I debate with myself from time to time between my happiness and my income. I fear graduating college and falling flat, getting stuck in a job that I don’t want, living from paycheck to paycheck, and regretting not choosing a job that would guarantee me money.

Between coursework and my job, I live the day-to-day of a college student trying to get a degree so I can start my life. But every once in a while I have an experience that reminds me why I’m doing this. Next Generation Radio was the most significant experience in my journalism career thus far.

Monica Sealey editing audio during the 2019 Next Gen Radio in Orlando. (Photo credit: Abe Aboraya)

I can summarize the experience with what one of the editors said the first day we all met: “This is what we do as journalists. We share food, drinks and stories!” At Next Generation Radio, I felt like a respected member of a newsroom. I was an actual journalist, not just a college student. I got to apply the concepts I was learning in school. I created my story with my ideas, not the way my professor wanted. I got to express my creativity and add my voice to the piece.

The story I told resonated with me. My subject and I shared the same mindset: our parents expected us to be doctors but we wanted a life in the arts. We are both torn between making our parents happy and living a happy life. I also got the opportunity to shine a light on an important social issue while uplifting a member of the community.

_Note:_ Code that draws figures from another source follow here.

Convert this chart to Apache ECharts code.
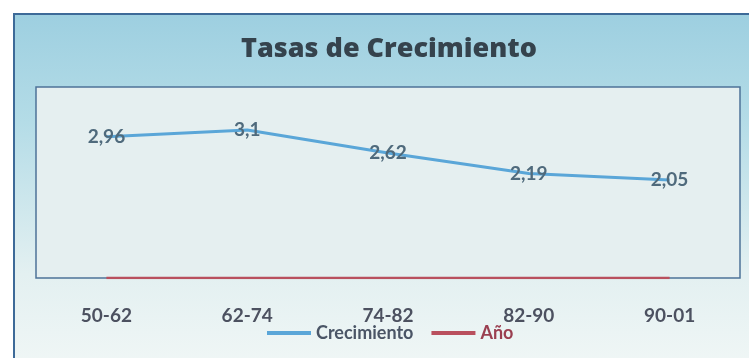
<!DOCTYPE html>
<html>
<head>
<meta charset="utf-8">
<style>
  html, body { margin: 0; padding: 0; background: #ffffff; }
  #chart { width: 749px; height: 358px; }
</style>
<script src="https://cdn.jsdelivr.net/npm/echarts@6/dist/echarts.min.js"></script>
</head>
<body>
<div id="chart"></div>
<script>
// Periods and growth rates
const periods = ['50-62', '62-74', '74-82', '82-90', '90-01'];
const crecimiento = [2.96, 3.1, 2.62, 2.19, 2.05];
const anio = [0, 0, 0, 0, 0];
const seriesNames = ['Crecimiento', 'Año'];
const titleText = 'Tasas de Crecimiento';

const FONT = 'Lato, "Open Sans", sans-serif';
const TITLE_FONT = '"Open Sans", Lato, sans-serif';
const chart = echarts.init(document.getElementById('chart'), null, { renderer: 'canvas' });

const fmt = v => String(v).replace('.', ',');

chart.setOption({
  animation: false,
  backgroundColor: '#ffffff',
  graphic: [
    {
      type: 'rect',
      z: -10,
      shape: { x: 14, y: 14, width: 760, height: 360 },
      style: {
        fill: new echarts.graphic.LinearGradient(0, 0, 0, 1, [
          { offset: 0, color: '#9dcfe0' },
          { offset: 0.3, color: '#b4dce7' },
          { offset: 0.72, color: '#e3f0f1' },
          { offset: 1, color: '#f1f7f6' }
        ]),
        stroke: '#3d6a98',
        lineWidth: 2
      }
    }
  ],
  title: {
    text: titleText,
    left: 236,
    top: 31,
    textStyle: { fontFamily: TITLE_FONT, fontSize: 27, fontWeight: 800, color: '#35434d' }
  },
  legend: {
    left: 262,
    top: 319,
    icon: 'rect',
    itemWidth: 44,
    itemHeight: 4,
    itemGap: 18,
    textStyle: { fontFamily: FONT, fontSize: 18, fontWeight: 'bold' },
    data: [
      { name: seriesNames[0], textStyle: { color: '#4a5566' } },
      { name: seriesNames[1], textStyle: { color: '#9a3f50' } }
    ]
  },
  grid: {
    left: 36, right: 9, top: 87, bottom: 80,
    show: true,
    backgroundColor: '#e5eff0',
    borderColor: '#4d7398',
    borderWidth: 1.5
  },
  xAxis: {
    type: 'category',
    data: periods,
    boundaryGap: true,
    axisLine: { show: false },
    axisTick: { show: false },
    splitLine: { show: false },
    axisLabel: { margin: 28, fontFamily: FONT, fontSize: 19, fontWeight: 'bold', color: '#4c5160' }
  },
  yAxis: {
    type: 'value',
    min: 0, max: 4, interval: 1,
    show: false,
    splitLine: { show: false }
  },
  series: [
    {
      name: seriesNames[0],
      type: 'line',
      data: crecimiento,
      symbol: 'circle',
      symbolSize: 0,
      showSymbol: true,
      lineStyle: { color: '#5aa6d8', width: 3 },
      itemStyle: { color: '#5aa6d8' },
      label: {
        show: true,
        position: 'inside',
        formatter: p => fmt(p.value),
        fontFamily: FONT,
        fontSize: 19,
        fontWeight: 'bold',
        color: '#4f6a7c'
      },
      z: 3
    },
    {
      name: seriesNames[1],
      type: 'line',
      data: anio,
      symbol: 'none',
      lineStyle: { color: '#b9505e', width: 2.5 },
      itemStyle: { color: '#b9505e' },
      label: { show: false },
      z: 2
    }
  ]
});
</script>
</body>
</html>
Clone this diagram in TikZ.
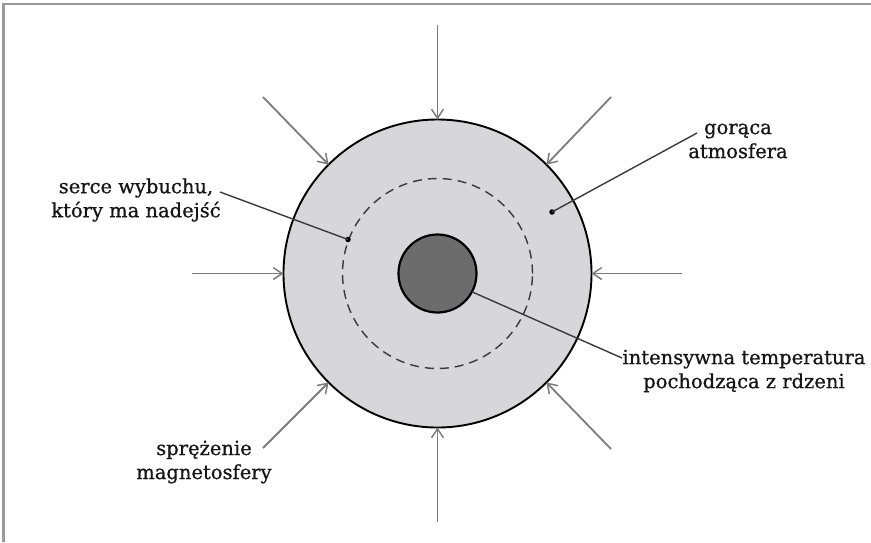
\documentclass[tikz,border=0pt]{standalone}
\usepackage{fontspec}
\setmainfont[FakeBold=0.8]{DejaVu Serif}
\usetikzlibrary{arrows.meta}
\definecolor{framegray}{HTML}{999999}
\definecolor{arrowgray}{HTML}{7C7C7C}
\definecolor{fillgray}{HTML}{D7D7D9}
\definecolor{coregray}{HTML}{6C6C6C}
\definecolor{leadgray}{HTML}{3A3A3A}
\definecolor{textdark}{HTML}{161616}
\tikzset{
  inarrow/.style={draw=arrowgray, line width=1.8pt, -{Straight Barb[length=9pt,width=12pt,line width=1.5pt]}},
  leader/.style={draw=leadgray, line width=1.4pt},
  ldot/.style={circle, fill=black, inner sep=0pt, minimum size=5.5pt},
  lbl/.style={align=center, inner sep=0pt, text=textdark, font=\fontsize{19.5}{24}\selectfont},
}
\begin{document}
\begin{tikzpicture}[x=1pt, y=-1pt]
\useasboundingbox (0,0) rectangle (871,542);
% frame
\draw[framegray, line width=2.2pt] (3.5,542) -- (3.5,4) -- (871,4);
% shapes
\node[circle, draw=black, fill=fillgray, line width=1.9pt, minimum size=308pt, inner sep=0pt, outer sep=0pt] (outer) at (437.5,273.5) {};
\node[circle, draw=leadgray, dashed, dash pattern=on 9pt off 6pt, line width=1.4pt, minimum size=190pt, inner sep=0pt, outer sep=0pt] (mid) at (437.5,273.5) {};
\node[circle, draw=black, fill=coregray, line width=2.2pt, minimum size=78pt, inner sep=0pt, outer sep=0pt] (core) at (437.5,273.5) {};
% arrow origins
\coordinate (sT) at (437.5,25);
\coordinate (sB) at (437.5,522);
\coordinate (sL) at (192,273.5);
\coordinate (sR) at (682,273.5);
\coordinate (sTL) at (263,97);
\coordinate (sTR) at (611,97);
\coordinate (sBR) at (611,449);
\coordinate (sBL) at (263,448);
\draw[inarrow] (sT) -- (outer.north);
\draw[inarrow] (sB) -- (outer.south);
\draw[inarrow] (sL) -- (outer.west);
\draw[inarrow] (sR) -- (outer.east);
\draw[inarrow] (sTL) -- (outer.135);
\draw[inarrow] (sTR) -- (outer.45);
\draw[inarrow] (sBR) -- (outer.-45);
\draw[inarrow] (sBL) -- (outer.-135);
% labels
\node[lbl] (serce) at (136,200) {serce wybuchu,\\który ma nadejść};
\node[lbl] (atm) at (738,141) {gorąca\\atmosfera};
\node[lbl] (temp) at (744,371) {intensywna temperatura\\pochodząca z rdzeni};
\node[lbl] (spr) at (204,462) {sprężenie\\magnetosfery};
% leaders
\node[ldot] (d1) at (348,239.5) {};
\node[ldot] (d2) at (552,212) {};
\coordinate (c1) at (220,192);
\coordinate (c2) at (697,133);
\coordinate (c3) at (622,358);
\draw[leader] (c1) -- (d1.center);
\draw[leader] (c2) -- (d2.center);
\draw[leader] (core.-28) -- (c3);
\end{tikzpicture}
\end{document}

Next Generation Radio also expanded my network. I got to work with journalists in my community as well as others from across the country. I was able to live my dream job of being a multimedia journalist for a week.

My mother loves to joke about how I was destined to be a journalist since the womb because she worked at a news station while she was pregnant with me. I grew up listening to NPR in the car with my dad. So it means the world to me that I can bring home a story that will make my parents proud.